* Job
Write out the listing below without alteration, omitting its pictures.

◇ ◇ ◇ ◇ ◇ ◇ ◇

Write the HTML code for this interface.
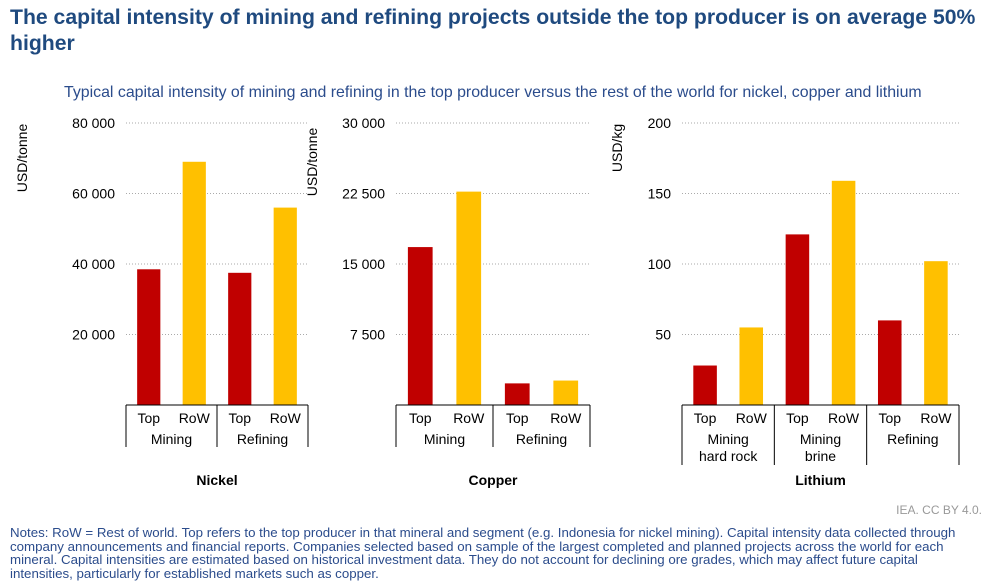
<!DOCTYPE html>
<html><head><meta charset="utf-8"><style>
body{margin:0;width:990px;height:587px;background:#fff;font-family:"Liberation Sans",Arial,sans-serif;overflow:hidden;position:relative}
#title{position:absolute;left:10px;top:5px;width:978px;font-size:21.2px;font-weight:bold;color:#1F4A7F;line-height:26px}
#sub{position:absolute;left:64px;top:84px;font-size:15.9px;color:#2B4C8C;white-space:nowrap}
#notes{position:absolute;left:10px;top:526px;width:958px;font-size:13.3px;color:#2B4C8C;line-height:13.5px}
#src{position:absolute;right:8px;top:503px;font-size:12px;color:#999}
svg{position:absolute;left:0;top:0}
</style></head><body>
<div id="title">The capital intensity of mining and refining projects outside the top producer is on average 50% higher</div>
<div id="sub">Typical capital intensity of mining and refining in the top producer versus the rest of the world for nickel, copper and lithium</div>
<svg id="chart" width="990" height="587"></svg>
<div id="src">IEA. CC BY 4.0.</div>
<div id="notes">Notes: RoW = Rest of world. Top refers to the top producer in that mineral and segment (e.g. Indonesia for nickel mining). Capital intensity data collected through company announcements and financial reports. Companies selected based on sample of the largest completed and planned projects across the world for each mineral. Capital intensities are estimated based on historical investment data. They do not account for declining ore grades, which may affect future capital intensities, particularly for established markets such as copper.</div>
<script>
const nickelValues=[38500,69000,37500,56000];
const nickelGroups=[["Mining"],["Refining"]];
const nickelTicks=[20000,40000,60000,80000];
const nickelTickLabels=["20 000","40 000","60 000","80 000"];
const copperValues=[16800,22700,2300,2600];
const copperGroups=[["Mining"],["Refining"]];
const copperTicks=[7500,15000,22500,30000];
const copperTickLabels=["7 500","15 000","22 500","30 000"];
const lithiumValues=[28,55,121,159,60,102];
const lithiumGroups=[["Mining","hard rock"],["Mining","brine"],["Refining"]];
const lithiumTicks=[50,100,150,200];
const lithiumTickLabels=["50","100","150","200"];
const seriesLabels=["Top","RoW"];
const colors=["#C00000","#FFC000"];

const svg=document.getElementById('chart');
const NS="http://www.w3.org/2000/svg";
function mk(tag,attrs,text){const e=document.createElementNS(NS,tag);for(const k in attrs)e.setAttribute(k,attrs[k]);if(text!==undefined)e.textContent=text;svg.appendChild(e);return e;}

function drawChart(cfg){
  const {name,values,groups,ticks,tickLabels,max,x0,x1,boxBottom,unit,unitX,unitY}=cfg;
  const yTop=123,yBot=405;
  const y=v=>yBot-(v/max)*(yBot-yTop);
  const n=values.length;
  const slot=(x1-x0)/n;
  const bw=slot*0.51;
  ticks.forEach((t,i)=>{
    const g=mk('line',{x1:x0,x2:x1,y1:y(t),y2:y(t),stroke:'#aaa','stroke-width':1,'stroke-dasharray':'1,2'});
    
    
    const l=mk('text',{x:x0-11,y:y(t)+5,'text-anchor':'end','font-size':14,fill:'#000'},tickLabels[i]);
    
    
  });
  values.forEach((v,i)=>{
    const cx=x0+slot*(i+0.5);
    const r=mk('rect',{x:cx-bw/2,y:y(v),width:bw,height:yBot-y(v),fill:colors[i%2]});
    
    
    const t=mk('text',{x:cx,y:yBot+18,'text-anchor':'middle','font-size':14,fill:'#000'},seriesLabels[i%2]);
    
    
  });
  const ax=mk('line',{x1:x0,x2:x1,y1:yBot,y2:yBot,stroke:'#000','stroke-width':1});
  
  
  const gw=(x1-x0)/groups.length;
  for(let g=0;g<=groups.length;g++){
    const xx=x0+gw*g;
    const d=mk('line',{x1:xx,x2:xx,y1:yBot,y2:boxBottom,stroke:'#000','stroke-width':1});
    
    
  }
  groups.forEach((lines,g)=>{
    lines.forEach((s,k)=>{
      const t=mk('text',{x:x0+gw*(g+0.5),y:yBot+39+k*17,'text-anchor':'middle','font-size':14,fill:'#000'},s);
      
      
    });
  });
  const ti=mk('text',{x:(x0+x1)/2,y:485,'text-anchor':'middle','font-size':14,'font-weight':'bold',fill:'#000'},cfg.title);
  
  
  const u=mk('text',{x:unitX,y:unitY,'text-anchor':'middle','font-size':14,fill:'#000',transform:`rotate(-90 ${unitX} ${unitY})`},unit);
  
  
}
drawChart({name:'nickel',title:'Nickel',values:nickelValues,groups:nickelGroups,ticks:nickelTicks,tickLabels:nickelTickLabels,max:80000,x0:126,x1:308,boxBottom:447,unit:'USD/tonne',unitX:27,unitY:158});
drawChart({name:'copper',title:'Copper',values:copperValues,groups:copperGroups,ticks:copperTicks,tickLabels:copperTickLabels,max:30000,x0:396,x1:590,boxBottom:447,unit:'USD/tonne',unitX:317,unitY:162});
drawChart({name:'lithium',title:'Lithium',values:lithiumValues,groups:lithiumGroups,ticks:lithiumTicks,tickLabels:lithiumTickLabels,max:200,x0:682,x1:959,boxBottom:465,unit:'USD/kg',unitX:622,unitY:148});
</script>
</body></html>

◇ ◇ ◇ ◇ ◇ ◇ ◇

* Answer to the problem
Write the HTML code for this interface.
<!DOCTYPE html>
<html><head><meta charset="utf-8"><style>
body{margin:0;width:990px;height:587px;background:#fff;font-family:"Liberation Sans",Arial,sans-serif;overflow:hidden;position:relative}
#title{position:absolute;left:10px;top:5px;width:978px;font-size:21.2px;font-weight:bold;color:#1F4A7F;line-height:26px}
#sub{position:absolute;left:64px;top:84px;font-size:15.9px;color:#2B4C8C;white-space:nowrap}
#notes{position:absolute;left:10px;top:526px;width:958px;font-size:13.3px;color:#2B4C8C;line-height:13.5px}
#src{position:absolute;right:8px;top:503px;font-size:12px;color:#999}
svg{position:absolute;left:0;top:0}
</style></head><body>
<div id="title">The capital intensity of mining and refining projects outside the top producer is on average 50% higher</div>
<div id="sub">Typical capital intensity of mining and refining in the top producer versus the rest of the world for nickel, copper and lithium</div>
<svg id="chart" width="990" height="587"></svg>
<div id="src">IEA. CC BY 4.0.</div>
<div id="notes">Notes: RoW = Rest of world. Top refers to the top producer in that mineral and segment (e.g. Indonesia for nickel mining). Capital intensity data collected through company announcements and financial reports. Companies selected based on sample of the largest completed and planned projects across the world for each mineral. Capital intensities are estimated based on historical investment data. They do not account for declining ore grades, which may affect future capital intensities, particularly for established markets such as copper.</div>
<script>
const nickelValues=[38500,69000,37500,56000];
const nickelGroups=[["Mining"],["Refining"]];
const nickelTicks=[20000,40000,60000,80000];
const nickelTickLabels=["20 000","40 000","60 000","80 000"];
const copperValues=[16800,22700,2300,2600];
const copperGroups=[["Mining"],["Refining"]];
const copperTicks=[7500,15000,22500,30000];
const copperTickLabels=["7 500","15 000","22 500","30 000"];
const lithiumValues=[28,55,121,159,60,102];
const lithiumGroups=[["Mining","hard rock"],["Mining","brine"],["Refining"]];
const lithiumTicks=[50,100,150,200];
const lithiumTickLabels=["50","100","150","200"];
const seriesLabels=["Top","RoW"];
const colors=["#C00000","#FFC000"];

const svg=document.getElementById('chart');
const NS="http://www.w3.org/2000/svg";
function mk(tag,attrs,text){const e=document.createElementNS(NS,tag);for(const k in attrs)e.setAttribute(k,attrs[k]);if(text!==undefined)e.textContent=text;svg.appendChild(e);return e;}

function drawChart(cfg){
  const {name,values,groups,ticks,tickLabels,max,x0,x1,boxBottom,unit,unitX,unitY}=cfg;
  const yTop=123,yBot=405;
  const y=v=>yBot-(v/max)*(yBot-yTop);
  const n=values.length;
  const slot=(x1-x0)/n;
  const bw=slot*0.51;
  ticks.forEach((t,i)=>{
    const g=mk('line',{x1:x0,x2:x1,y1:y(t),y2:y(t),stroke:'#aaa','stroke-width':1,'stroke-dasharray':'1,2'});
    
    
    const l=mk('text',{x:x0-11,y:y(t)+5,'text-anchor':'end','font-size':14,fill:'#000'},tickLabels[i]);
    
    
  });
  values.forEach((v,i)=>{
    const cx=x0+slot*(i+0.5);
    const r=mk('rect',{x:cx-bw/2,y:y(v),width:bw,height:yBot-y(v),fill:colors[i%2]});
    
    
    const t=mk('text',{x:cx,y:yBot+18,'text-anchor':'middle','font-size':14,fill:'#000'},seriesLabels[i%2]);
    
    
  });
  const ax=mk('line',{x1:x0,x2:x1,y1:yBot,y2:yBot,stroke:'#000','stroke-width':1});
  
  
  const gw=(x1-x0)/groups.length;
  for(let g=0;g<=groups.length;g++){
    const xx=x0+gw*g;
    const d=mk('line',{x1:xx,x2:xx,y1:yBot,y2:boxBottom,stroke:'#000','stroke-width':1});
    
    
  }
  groups.forEach((lines,g)=>{
    lines.forEach((s,k)=>{
      const t=mk('text',{x:x0+gw*(g+0.5),y:yBot+39+k*17,'text-anchor':'middle','font-size':14,fill:'#000'},s);
      
      
    });
  });
  const ti=mk('text',{x:(x0+x1)/2,y:485,'text-anchor':'middle','font-size':14,'font-weight':'bold',fill:'#000'},cfg.title);
  
  
  const u=mk('text',{x:unitX,y:unitY,'text-anchor':'middle','font-size':14,fill:'#000',transform:`rotate(-90 ${unitX} ${unitY})`},unit);
  
  
}
drawChart({name:'nickel',title:'Nickel',values:nickelValues,groups:nickelGroups,ticks:nickelTicks,tickLabels:nickelTickLabels,max:80000,x0:126,x1:308,boxBottom:447,unit:'USD/tonne',unitX:27,unitY:158});
drawChart({name:'copper',title:'Copper',values:copperValues,groups:copperGroups,ticks:copperTicks,tickLabels:copperTickLabels,max:30000,x0:396,x1:590,boxBottom:447,unit:'USD/tonne',unitX:317,unitY:162});
drawChart({name:'lithium',title:'Lithium',values:lithiumValues,groups:lithiumGroups,ticks:lithiumTicks,tickLabels:lithiumTickLabels,max:200,x0:682,x1:959,boxBottom:465,unit:'USD/kg',unitX:622,unitY:148});
</script>
</body></html>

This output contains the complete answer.